RAW DATA
^^^^

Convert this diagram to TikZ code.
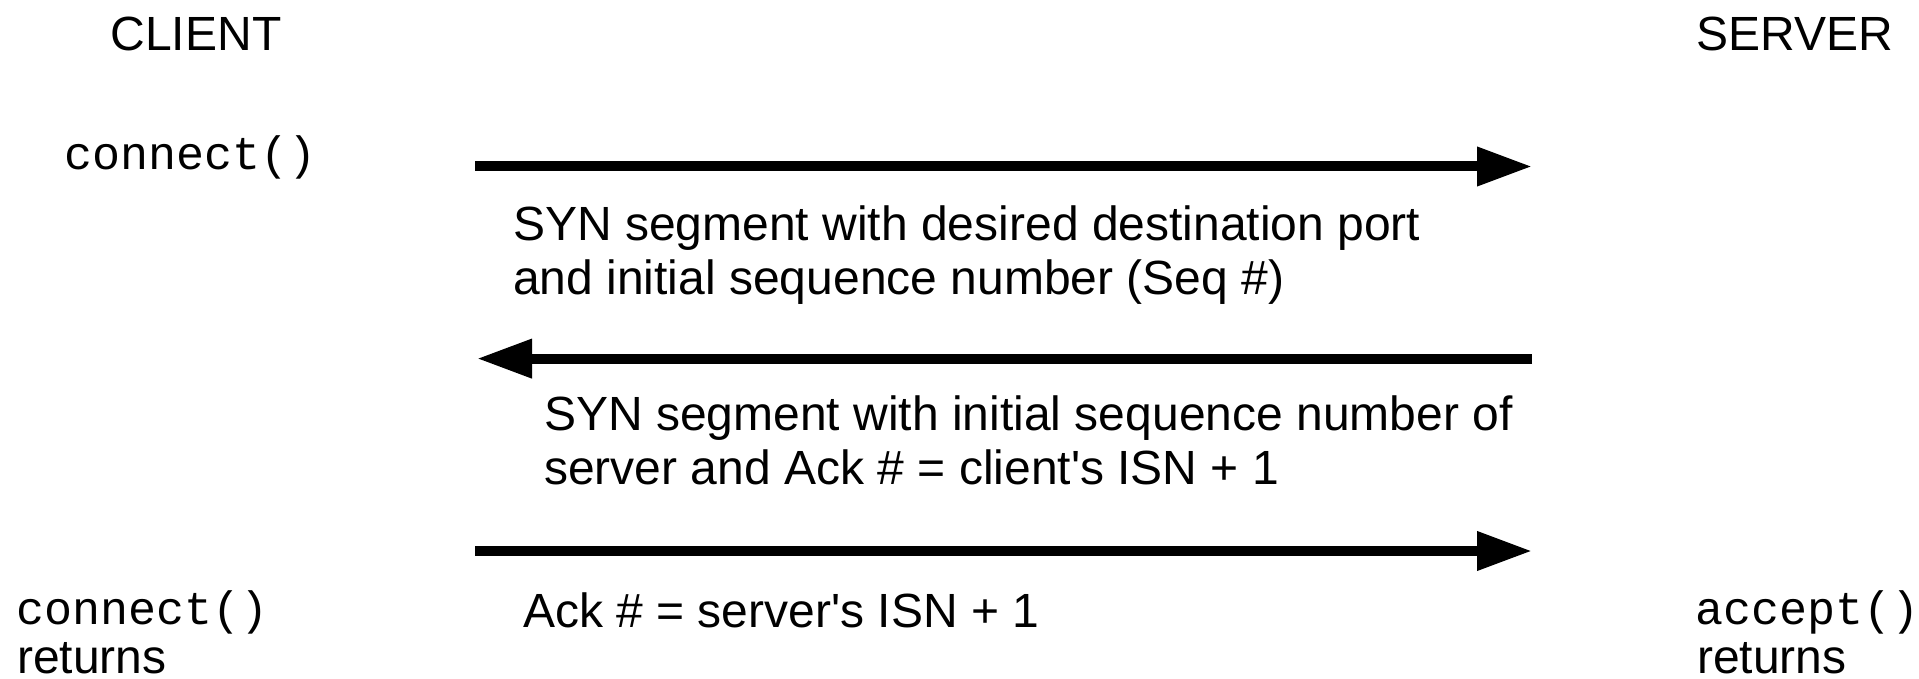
\documentclass[tikz,border=0pt]{standalone}
\usepackage{fontspec}
\setmainfont{Liberation Sans}[Ligatures=TeXOff]
\setmonofont{Liberation Mono}[Ligatures=TeXOff]
\usetikzlibrary{arrows.meta}
\begin{document}
\begin{tikzpicture}[x=1pt,y=-1pt,
  lbl/.style={inner sep=0pt, font=\fontsize{48}{54}\selectfont, anchor=base west},
  code/.style={inner sep=0pt, font=\fontsize{46.7}{54}\selectfont\ttfamily, anchor=base west},
  msg/.style={line width=10pt, -{Triangle[length=55pt,width=37pt]}}]
\useasboundingbox (0,0) rectangle (1919,679);
\node[lbl, anchor=base] (client) at (196,51) {CLIENT};
\node[lbl] (server) at (1696,51) {SERVER};
\node[code] (conn) at (64,170) {connect()};
\coordinate (a1s) at (475,166.5);
\coordinate (a1e) at (1532,166.5);
\draw[msg] (a1s) -- (a1e);
\node[lbl, align=left] (m1) at (513,294) {SYN segment with desired destination port\\and initial sequence number (Seq \#)};
\coordinate (a2s) at (1532,358.6);
\coordinate (a2e) at (477,358.6);
\draw[msg] (a2s) -- (a2e);
\node[lbl, align=left] (m2) at (544,484) {SYN segment with initial sequence number of\\server and Ack \# = client's ISN + 1};
\coordinate (a3s) at (475,551);
\coordinate (a3e) at (1532,551);
\draw[msg] (a3s) -- (a3e);
\node[lbl] (m3) at (523,627) {Ack \# = server's ISN + 1};
\node[code] (cret) at (16,624) {connect()};
\node[lbl] (cret2) at (17,673) {returns};
\node[code] (aret) at (1695,624) {accept()};
\node[lbl] (aret2) at (1697,673) {returns};
\end{tikzpicture}
\end{document}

^^^^

WORK INSTRUCTIONS
Copy the material above exactly and drop the pictures.

SOLUTION TO THE PROBLEM
Convert this diagram to TikZ code.
\documentclass[tikz,border=0pt]{standalone}
\usepackage{fontspec}
\setmainfont{Liberation Sans}[Ligatures=TeXOff]
\setmonofont{Liberation Mono}[Ligatures=TeXOff]
\usetikzlibrary{arrows.meta}
\begin{document}
\begin{tikzpicture}[x=1pt,y=-1pt,
  lbl/.style={inner sep=0pt, font=\fontsize{48}{54}\selectfont, anchor=base west},
  code/.style={inner sep=0pt, font=\fontsize{46.7}{54}\selectfont\ttfamily, anchor=base west},
  msg/.style={line width=10pt, -{Triangle[length=55pt,width=37pt]}}]
\useasboundingbox (0,0) rectangle (1919,679);
\node[lbl, anchor=base] (client) at (196,51) {CLIENT};
\node[lbl] (server) at (1696,51) {SERVER};
\node[code] (conn) at (64,170) {connect()};
\coordinate (a1s) at (475,166.5);
\coordinate (a1e) at (1532,166.5);
\draw[msg] (a1s) -- (a1e);
\node[lbl, align=left] (m1) at (513,294) {SYN segment with desired destination port\\and initial sequence number (Seq \#)};
\coordinate (a2s) at (1532,358.6);
\coordinate (a2e) at (477,358.6);
\draw[msg] (a2s) -- (a2e);
\node[lbl, align=left] (m2) at (544,484) {SYN segment with initial sequence number of\\server and Ack \# = client's ISN + 1};
\coordinate (a3s) at (475,551);
\coordinate (a3e) at (1532,551);
\draw[msg] (a3s) -- (a3e);
\node[lbl] (m3) at (523,627) {Ack \# = server's ISN + 1};
\node[code] (cret) at (16,624) {connect()};
\node[lbl] (cret2) at (17,673) {returns};
\node[code] (aret) at (1695,624) {accept()};
\node[lbl] (aret2) at (1697,673) {returns};
\end{tikzpicture}
\end{document}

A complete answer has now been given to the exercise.